§ SUPPLIED DATA:
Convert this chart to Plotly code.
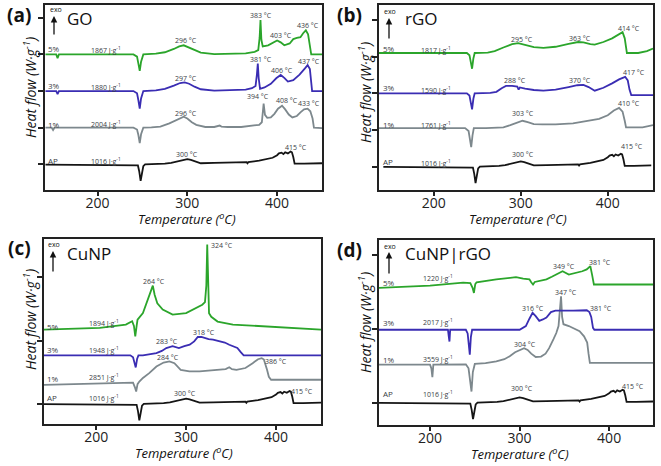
import plotly.graph_objects as go

# ---------------- data: (Temperature degC, heat flow a.u. relative to own baseline) ----------------
AP = [(142,-0.01),(240,-0.01),(245,-0.03),(246.5,-0.2),(248,-0.45),(249.5,-0.25),(251,-0.05),(253,0.0),(260,0.0),
      (275,0.02),(282,0.04),(290,0.08),(296,0.12),(300,0.14),(304,0.12),(308,0.08),(315,0.03),(330,0.04),(345,0.05),
      (360,0.06),(366,0.06),(367,0.03),(368,0.06),(380,0.1),(390,0.14),(395,0.18),(400,0.25),(402,0.3),(405,0.32),
      (407,0.28),(409,0.33),(412,0.3),(415,0.35),(416.5,0.33),(418,0.2),(419.5,0.02),(430,0.02),(450,0.03)]

GO_1 = [(142,0),(149,0),(150.5,-0.06),(152,0),(240,0),(244,-0.05),(245.5,-0.2),(247,-0.42),(248.5,-0.18),(251,0),
        (260,0.01),(270,0.03),(280,0.12),(288,0.22),(296,0.3),(300,0.25),(305,0.15),(310,0.08),(320,0.02),(330,0.02),
        (334,0.04),(336,0.06),(338,0.03),(345,0.02),(360,0.02),(375,0.05),(380,0.08),(383,0.15),(384,0.45),(385,0.66),
        (386.5,0.35),(389,0.27),(393,0.28),(397,0.38),(401,0.52),(405.5,0.6),(409,0.5),(413,0.36),(417,0.28),(422,0.32),
        (426,0.42),(430,0.5),(434,0.52),(437,0.45),(439.5,0.25),(441,0.0),(450,-0.01)]
GO_3 = [(142,0),(154,0),(155.5,-0.08),(157,0),(240,0),(244,-0.06),(245.5,-0.25),(247,-0.48),(248.5,-0.2),(251,0),
        (265,0.02),(275,0.06),(285,0.15),(292,0.22),(297,0.24),(302,0.2),(308,0.12),(315,0.05),(330,0.01),(350,0.02),
        (365,0.04),(372,0.08),(376,0.14),(377.5,0.45),(378.5,0.75),(379.5,0.35),(381,0.06),(386,0.1),(393,0.2),
        (399,0.35),(404,0.44),(408,0.36),(412,0.26),(418,0.3),(425,0.45),(431,0.62),(434,0.71),(436.5,0.6),(438,0.3),
        (439,0.0),(450,0.0)]
GO_5 = [(142,0),(154,0),(155.5,-0.1),(157,0),(240,0),(244,-0.06),(245.5,-0.25),(247,-0.45),(248.5,-0.2),(251,0),
        (265,0.02),(275,0.06),(285,0.15),(291,0.22),(296,0.25),(301,0.2),(308,0.12),(315,0.05),(330,0.01),(350,0.01),
        (365,0.03),(375,0.07),(379,0.12),(380.5,0.45),(381.5,0.94),(382.5,0.4),(384,0.22),(390,0.25),(396,0.33),
        (400,0.38),(404,0.33),(408,0.25),(414,0.3),(418,0.42),(422,0.45),(426,0.47),(429,0.58),(432,0.66),(434.5,0.55),
        (436.5,0.25),(438,0.0),(450,0.0)]

rGO_1 = [(137,0),(236,0),(240,-0.08),(241.5,-0.3),(243,-0.52),(244.5,-0.2),(246,0),(260,0.0),(280,0.02),(288,0.08),
         (295,0.15),(302,0.2),(308,0.16),(315,0.11),(325,0.1),(340,0.1),(360,0.13),(380,0.2),(390,0.25),(400,0.35),
         (407,0.48),(413,0.55),(417,0.45),(419.5,0.2),(421,0.02),(440,0.02),(452,0.08)]
rGO_3 = [(137,0),(238,0),(241,-0.06),(242.5,-0.25),(244,-0.44),(245.5,-0.15),(247,0),(265,0.01),(272,0.04),(278,0.14),
         (283,0.2),(290,0.2),(296,0.18),(297.5,0.1),(299,0.16),(305,0.13),(315,0.09),(326,0.07),(340,0.1),(355,0.17),
         (365,0.22),(372,0.23),(378,0.17),(385,0.07),(395,0.15),(405,0.27),(413,0.38),(420,0.45),(423,0.35),(425,0.1),
         (427,-0.05),(452,-0.05)]
rGO_5 = [(137,0),(238,0),(241,-0.06),(242.5,-0.25),(244,-0.43),(245.5,-0.15),(247,0),(262,0.01),(270,0.05),(280,0.15),
         (290,0.24),(297,0.27),(305,0.22),(315,0.16),(326,0.14),(340,0.17),(355,0.25),(366,0.3),(372,0.29),(380,0.24),
         (385,0.23),(395,0.3),(405,0.4),(412,0.5),(417,0.57),(419.5,0.4),(421,0.1),(422,0.0),(435,0.0),(445,0.05),
         (452,0.12)]

CuNP_1 = [(142,-0.14),(204,-0.09),(237,-0.07),(241,-0.08),(243,-0.2),(244.5,-0.32),(246,-0.12),(248,-0.05),(252,0.05),
          (259,0.18),(267,0.36),(275,0.47),(281.5,0.5),(287,0.45),(294,0.27),(303.7,0.23),(315,0.23),(333,0.27),
          (344,0.29),(348,0.34),(351,0.29),(356,0.27),(366,0.32),(374,0.45),(380,0.56),(384,0.59),(386.5,0.55),
          (390,0.27),(392,0.08),(394.5,0.0),(450,0.0)]
CuNP_3 = [(142,0),(238,0),(241,-0.05),(242.5,-0.2),(244,-0.33),(245.5,-0.1),(247,0),(252,0),(260,0.03),(267,0.06),
          (273,0.12),(278,0.2),(285,0.25),(292,0.2),(298,0.25),(304,0.29),(309,0.38),(313,0.5),(317,0.5),(320,0.48),
          (325,0.44),(330,0.43),(337,0.38),(343,0.35),(348,0.29),(353,0.25),(357,0.2),(361,0.08),(364,0.0),(450,0.0)]
CuNP_5 = [(142,0),(204,0.05),(233,0.14),(240,0.23),(242,0.1),(243.5,-0.18),(245,0.1),(246,0.27),(252,0.45),(257,0.82),
          (261,1.05),(263,1.2),(265,0.95),(268,0.72),(274,0.55),(285,0.41),(300,0.45),(311,0.59),(318,0.68),(321,0.75),
          (322.5,1.2),(323.5,2.32),(324.5,1.5),(325.5,0.45),(328,0.35),(335,0.22),(352,0.14),(380,0.1),(407,0.05),
          (450,0.0)]

CuNPrGO_1 = [(143,0),(200,0),(201.5,-0.1),(202.6,-0.34),(203.7,0),(240,0.01),(243,-0.1),(244.8,-0.45),(246.3,-0.73),
             (247.8,-0.2),(250,0.02),(262,0.04),(274,0.09),(283,0.15),(289,0.23),(295,0.34),(300,0.4),(305,0.45),
             (309,0.4),(313,0.3),(318,0.21),(324,0.22),(329,0.3),(333,0.45),(338,0.7),(341,0.86),(343.5,1.05),
             (345,1.4),(346.3,1.86),(347.5,1.3),(349,1.1),(355,1.05),(361,0.98),(367,0.91),(372,0.77),(375.5,0.6),
             (377,0.3),(378.5,0.05),(450,0.05)]
CuNPrGO_3 = [(143,0),(220,0),(221,-0.2),(221.7,-0.32),(222.5,0),(240,0),(242,-0.1),(243.3,-0.5),(244.4,-0.68),
             (245.6,-0.2),(247,0),(300,0.0),(304,0.05),(307,0.1),(311,0.3),(314.5,0.46),(318,0.37),(322,0.24),
             (326,0.28),(330,0.33),(335,0.48),(340,0.52),(360,0.52),(375,0.53),(378,0.48),(380,0.35),(382,0.05),
             (383.5,0.0),(450,0.0)]
CuNPrGO_5 = [(143,0),(200,0.06),(237,0.14),(245,0.13),(247.5,0.0),(249,-0.14),(250.5,0.1),(252,0.15),(274,0.23),
             (286,0.27),(296,0.29),(304,0.25),(311,0.23),(313,0.15),(315,0.09),(317,0.16),(320,0.18),(330,0.23),
             (336,0.3),(341,0.36),(348,0.45),(355,0.36),(362,0.4),(370,0.45),(375,0.5),(379,0.59),(381,0.35),
             (383,0.09),(450,0.09)]

X_TICKS = [200, 300, 400]

# ---------------- styling / layout ----------------
W, H = 661, 466
FONT = "Open Sans"
COL = {"AP": "#151515", "1": "#7d888d", "3": "#3a2db3", "5": "#2ba52b"}
LBL = "#3a4045"

def px(x):
    return x / W

def py(y):
    return 1 - y / H

panels = [
    dict(key="", x0=45, x1=322, y0=5, y1=190, xr=[141.5, 450], yr=[-0.70, 4.35], yt=[0, 1, 2, 3, 4],
         curves=[(AP, "AP", 0.0), (GO_1, "1", 1.0), (GO_3, "3", 2.0), (GO_5, "5", 3.0)]),
    dict(key="2", x0=379, x1=653, y0=5, y1=190, xr=[137, 452], yr=[-0.64, 4.41], yt=[0, 1, 2, 3, 4],
         curves=[(AP, "AP", 0.0), (rGO_1, "1", 1.05), (rGO_3, "3", 2.0), (rGO_5, "5", 3.1)]),
    dict(key="3", x0=44, x1=321, y0=239, y1=424, xr=[142, 450], yr=[-0.55, 4.49], yt=[0, 1.72, 3.45],
         curves=[(AP, "AP", 0.0), (CuNP_1, "1", 0.655), (CuNP_3, "3", 1.32), (CuNP_5, "5", 2.02)]),
    dict(key="4", x0=379, x1=653, y0=240, y1=425, xr=[143, 449], yr=[-0.61, 4.42], yt=[0, 2, 4],
         curves=[(AP, "AP", 0.0), (CuNPrGO_1, "1", 1.03), (CuNPrGO_3, "3", 1.98), (CuNPrGO_5, "5", 3.12)]),
]

fig = go.Figure()
layout = dict(width=W, height=H, margin=dict(l=0, r=0, t=0, b=0), paper_bgcolor="white",
              plot_bgcolor="white", showlegend=False, font=dict(family=FONT, color="#222"))

for p in panels:
    k = p["key"]
    for data, c, off in p["curves"]:
        fig.add_trace(go.Scatter(x=[d[0] for d in data], y=[d[1] + off for d in data], mode="lines",
                                 line=dict(color=COL[c], width=1.8), xaxis="x" + k, yaxis="y" + k,
                                 hoverinfo="skip"))
    layout["xaxis" + k] = dict(domain=[px(p["x0"]), px(p["x1"])], range=p["xr"], anchor="y" + k,
                               showline=True, mirror=True, linewidth=2, linecolor="#222", showgrid=False,
                               zeroline=False, ticks="outside", ticklen=4, tickwidth=1.5, tickcolor="#222",
                               tickvals=X_TICKS, ticklabelstandoff=-5,
                               tickfont=dict(size=14, family=FONT, color="#222"))
    layout["yaxis" + k] = dict(domain=[py(p["y1"]), py(p["y0"])], range=p["yr"], anchor="x" + k,
                               showline=True, mirror=True, linewidth=2, linecolor="#222", showgrid=False,
                               zeroline=False, ticks="outside", ticklen=5, tickwidth=1.5, tickcolor="#222",
                               tickvals=p["yt"], showticklabels=False)

fig.update_layout(**layout)

ann = []

def lab(k, x, y, t, size=7, anchor="center"):
    ann.append(dict(xref="x" + k, yref="y" + k, x=x, y=y, text=t, showarrow=False, xanchor=anchor,
                    yanchor="middle", font=dict(size=size, color=LBL, family=FONT)))

def J(v):
    return f"{v} J·g<sup>-1</sup>"

def C(v):
    return f"{v} °C"

# panel (a)
for y, t in [(3.15, "5%"), (2.14, "3%"), (1.1, "1%"), (0.1, "AP")]:
    lab("", 143, y, t, 8, "left")
for y, v in [(3.12, 1867), (2.1, 1880), (1.1, 2004), (0.1, 1016)]:
    lab("", 209, y, J(v))
for x, y, v in [(298, 3.39, 296), (382, 4.05, 383), (404, 3.53, 403), (434, 3.8, 436),
                (298, 2.35, 297), (382, 2.86, 381), (406, 2.55, 406), (436, 2.8, 437),
                (298, 1.39, 296), (378.5, 1.85, 394), (411, 1.75, 408), (436, 1.65, 433),
                (300, 0.28, 300), (421, 0.46, 415)]:
    lab("", x, y, C(v))

# panel (b)
for y, t in [(3.23, "5%"), (2.16, "3%"), (1.16, "1%"), (0.15, "AP")]:
    lab("2", 139, y, t, 8, "left")
for y, v in [(3.18, 1817), (2.1, 1590), (1.14, 1761), (0.11, 1016)]:
    lab("2", 203, y, J(v))
for x, y, v in [(301, 3.47, 295), (368, 3.5, 363), (424, 3.77, 414),
                (293, 2.36, 288), (368, 2.36, 370), (430, 2.56, 417),
                (303, 1.44, 303), (424, 1.71, 410),
                (302, 0.32, 300), (428, 0.55, 415)]:
    lab("2", x, y, C(v))

# panel (c)
for y, t in [(2.11, "5%"), (1.47, "3%"), (0.7, "1%"), (0.18, "AP")]:
    lab("3", 143, y, t, 8, "left")
for y, v in [(2.2, 1894), (1.47, 1948), (0.73, 2851), (0.15, 1016)]:
    lab("3", 209, y, J(v))
for x, y, v in [(264, 3.34, 264), (279, 1.7, 283), (320, 1.95, 318),
                (280, 1.26, 284), (400, 1.15, 386), (299, 0.27, 300), (429, 0.34, 415)]:
    lab("3", x, y, C(v))
lab("3", 325.2, 4.32, C(324), 7, "left")

# panel (d)
for y, t in [(3.27, "5%"), (2.18, "3%"), (1.18, "1%"), (0.24, "AP")]:
    lab("4", 145, y, t, 8, "left")
for y, v in [(3.39, 1220), (2.18, 2017), (1.18, 3559), (0.24, 1016)]:
    lab("4", 209, y, J(v))
for x, y, v in [(350, 3.71, 349), (390, 3.82, 381), (315, 2.57, 316), (352, 3.0, 347), (391, 2.55, 381),
                (305.5, 1.57, 304), (303, 0.39, 300), (427, 0.45, 415)]:
    lab("4", x, y, C(v))

# panel letters, sample names, exo arrows, axis titles (paper coords from pixel positions)
def ptext(x, y, t, size, anchor="center", angle=0, bold=False):
    ann.append(dict(xref="paper", yref="paper", x=px(x), y=py(y), text=t, showarrow=False, xanchor=anchor,
                    yanchor="middle", textangle=angle,
                    font=dict(size=size, color="#111", family=FONT, weight="bold" if bold else "normal")))

for (lx, ly, letter), (nx, ny, name), (ax_, tip, tail, ex, ey) in [
        ((19, 15, "(a)"), (65, 18, "GO"), (54, 16, 36, 56, 9)),
        ((349, 15, "(b)"), (403, 18, "rGO"), (389, 18, 40, 390, 11)),
        ((19, 248, "(c)"), (65, 253, "CuNP"), (53, 251, 273, 54, 245)),
        ((349, 250, "(d)"), (403, 253, "CuNP|rGO"), (389, 252, 275, 390, 246))]:
    ptext(lx, ly, letter, 19, bold=True)
    ptext(nx, ny, name, 17, "left")
    ptext(ex, ey, "exo", 7)
    ann.append(dict(xref="paper", yref="paper", x=px(ax_), y=py(tip), ax=0, ay=tail - tip, text="",
                    showarrow=True, arrowhead=2, arrowsize=1, arrowwidth=1.3, arrowcolor="#111",
                    standoff=0, startstandoff=0))

for x, y in [(30, 88), (365, 92), (30, 320), (365, 322)]:
    ptext(x, y, "<i>Heat flow (W·g<sup>-1</sup>)</i>", 14, angle=-90)
for x, y in [(187, 218), (518, 218), (184, 452.5), (520, 453.5)]:
    ptext(x, y, "<i>Temperature (<sup>o</sup>C)</i>", 13)

fig.update_layout(annotations=ann)
fig.write_html("out.html", config={"displayModeBar": False},
               post_script="document.body.style.margin='0';")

§ TASK REQUIREMENTS:
Repeat the listing above up to and including the line with "import plotly.graph_objects as go", starting from its first line. Drop any pictures.

§ RESPONSE FOR THIS EXERCISE:
Convert this chart to Plotly code.
import plotly.graph_objects as go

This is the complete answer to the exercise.